8. The mechanism of claim 1, further including a retainer pin retained within the housing, the retainer pin being configured to prevent the set screw from being removed when the set screw is fully retracted.

9. The mechanism of claim 8, wherein the retainer pin is disposed at an angle orthogonal to the set screw.

10. The mechanism of claim 9, wherein the retainer pin is disposed at an oblique angle with respect to the housing.

11. The mechanism of claim 1, further comprising an atraumatic locking element, wherein the set screw is configured to engaged to an engage the atraumatic locking element, and wherein the atraumatic locking element is pushed into contact with the connector when then set screw is fully inserted.

12. The mechanism of claim 11, wherein the atraumatic locking element is a sphere.

13. A locking mechanism for a connector to an implantable controller, comprising:

a housing of the implantable controller defining a housing bore sized to receive the connector, the housing bore defining a diameter that tapers as it extends distally;

a set screw releasably coupled to the housing and disposed at an oblique angle with respect to the housing, the set screw being configured to engage a flange of the connector when the set screw is fully inserted within the housing to lock the connector within the housing; and

a retainer pin releasably retained within the housing, the retainer pin being configured to prevent the set screw from being removed when the set screw is fully retracted.

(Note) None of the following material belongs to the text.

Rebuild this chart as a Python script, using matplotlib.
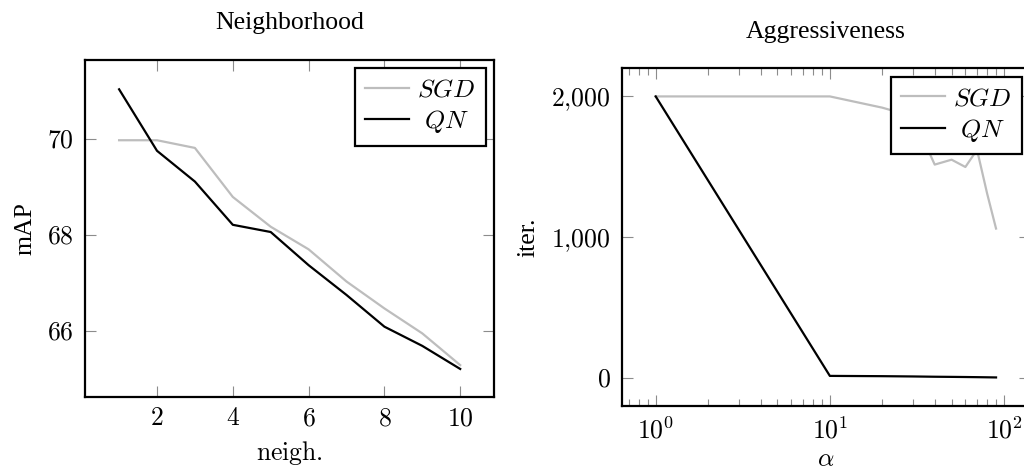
import matplotlib
matplotlib.use("Agg")
import matplotlib.pyplot as plt
from matplotlib.ticker import FixedLocator, FixedFormatter, LogLocator, NullFormatter

plt.rcParams['mathtext.fontset'] = 'cm'
plt.rcParams['font.family'] = ['Liberation Serif', 'DejaVu Serif']

# Datos: Neighborhood
vecinos = [1, 2, 3, 4, 5, 6, 7, 8, 9, 10]
sgd_map = [69.97, 69.97, 69.81, 68.79, 68.17, 67.70, 67.03, 66.47, 65.95, 65.29]
qn_map = [71.03, 69.75, 69.11, 68.21, 68.06, 67.37, 66.75, 66.09, 65.69, 65.21]

# Datos: Aggressiveness
alphas = [1, 10, 20, 30, 40, 50, 60, 70, 80, 90]
sgd_iter = [2000, 2000, 1920, 1857, 1515, 1550, 1498, 1620, 1309, 1060]
qn_iter = [2000, 12, 10, 8, 6, 5, 4, 3, 2, 1]

# QN va centrado bajo SGD en la leyenda original
etiquetas = [r'$SGD$', r'$\ QN$']
color_sgd = '#bdbdbd'
color_qn = 'black'
fs = 18.5

fig = plt.figure(figsize=(10.24, 4.71), dpi=100)
W, H = 1024, 471

def caja(x0, y0, x1, y1):
    return [x0 / W, 1 - y1 / H, (x1 - x0) / W, (y1 - y0) / H]

ax1 = fig.add_axes(caja(85, 60, 494.3, 397.3))
ax2 = fig.add_axes(caja(621.7, 68.3, 1030, 405.7))

def estilo(ax):
    for s in ax.spines.values():
        s.set_linewidth(1.6)
    ax.tick_params(which='both', direction='in', top=True, right=True,
                   color='#8c8c8c', width=0.8, labelsize=fs, pad=8)
    ax.tick_params(which='major', length=8)
    ax.tick_params(which='minor', length=5.3)

# Panel izquierdo
ax1.plot(vecinos, sgd_map, color=color_sgd, lw=1.6, label=etiquetas[0])
ax1.plot(vecinos, qn_map, color=color_qn, lw=1.6, label=etiquetas[1])
ax1.set_xlim(0.1, 10.9)
ax1.set_ylim(64.62, 71.64)
xt = [2, 4, 6, 8, 10]
yt = [66, 68, 70]
ax1.xaxis.set_major_locator(FixedLocator(xt))
ax1.xaxis.set_major_formatter(FixedFormatter([f'${v}$' for v in xt]))
ax1.yaxis.set_major_locator(FixedLocator(yt))
ax1.yaxis.set_major_formatter(FixedFormatter([f'${v}$' for v in yt]))
estilo(ax1)
ax1.set_title('Neighborhood', fontsize=fs, pad=22.5)
ax1.set_xlabel(r'$\mathrm{neigh.}$', fontsize=fs, labelpad=6)
ax1.set_ylabel('mAP', fontsize=fs, labelpad=8)

# Panel derecho
ax2.plot(alphas, sgd_iter, color=color_sgd, lw=1.6, label=etiquetas[0])
ax2.plot(alphas, qn_iter, color=color_qn, lw=1.6, label=etiquetas[1])
ax2.set_xscale('log')
ax2.set_xlim(0.638, 141)
ax2.set_ylim(-200, 2200)
ax2.xaxis.set_major_locator(FixedLocator([1, 10, 100]))
ax2.xaxis.set_major_formatter(FixedFormatter([r'$10^{0}$', r'$10^{1}$', r'$10^{2}$']))
ax2.xaxis.set_minor_locator(LogLocator(base=10, subs=range(2, 10)))
ax2.xaxis.set_minor_formatter(NullFormatter())
yt2 = [0, 1000, 2000]
ax2.yaxis.set_major_locator(FixedLocator(yt2))
ax2.yaxis.set_major_formatter(FixedFormatter(['$0$', '$1{,}000$', '$2{,}000$']))
estilo(ax2)
ax2.tick_params(axis='y', which='minor', left=False, right=False)
ax2.set_title('Aggressiveness', fontsize=fs, pad=21.5)
ax2.set_xlabel(r'$\alpha$', fontsize=fs, labelpad=4)
ax2.set_ylabel('iter.', fontsize=fs, labelpad=8)

for ax in (ax1, ax2):
    leg = ax.legend(loc='upper right', fontsize=fs, frameon=True, fancybox=False,
                    framealpha=1, edgecolor='black', borderaxespad=0.33,
                    handlelength=1.7, handletextpad=0.3, borderpad=0.4,
                    labelspacing=0.26)
    leg.get_frame().set_linewidth(1.6)

fig.savefig('out.png', dpi=100)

14. The mechanism of claim 13, wherein the set screw includes a proximal portion and a distal portion, and wherein the proximal portion includes a plurality of threads and the distal portion includes an elongate rod.

15. A locking mechanism for a connector to an implantable controller, comprising:

a housing of the implantable controller defining a housing bore sized to receive the connector, the housing bore defining a diameter that tapers as it extends distally;

a set screw releasably coupled to the housing and disposed at an oblique angle with respect to the housing, the set screw being configured to engage a flange of the connector when the set screw is fully inserted within the housing to lock the connector within the housing, the set screw includes a proximal portion and a distal portion, and wherein the proximal portion includes a plurality of threads and the distal portion includes an elongate rod, the elongate rod includes a proximal end and a distal end, and wherein the distal end includes an atraumatic stop shoulder, and wherein the stop shoulder is configured to engage the flange when the set screw is fully inserted within the housing, the proximal end of the elongate rod further includes a chamfered shoulder, and the chamfered shoulder is configured to engaged a corresponding depth stop defined by the housing; and

a retainer pin releasably retained within the housing and disposed at an oblique angle with respect to the housing and orthogonally disposed with respect to the set screw, the retainer pin being configured to prevent the set screw from being removed when the set screw is fully retracted.

16. The mechanism of claim 14, wherein the elongate rod includes a proximal end and a distal end, and wherein the distal end includes a stop shoulder, and wherein the stop shoulder is configured to engage the flange when the set screw is fully inserted within the housing.

17. The mechanism of claim 14, wherein the proximal end of the elongate rod includes a chamfered shoulder, and wherein the chamfered shoulder is configured to engage a corresponding depth stop defined by the housing.

18. The mechanism of claim 13, wherein the retainer pin is disposed at an oblique angle with respect to the housing.

19. The mechanism of claim 13, wherein the retainer pin is disposed at an angle orthogonal to the set screw.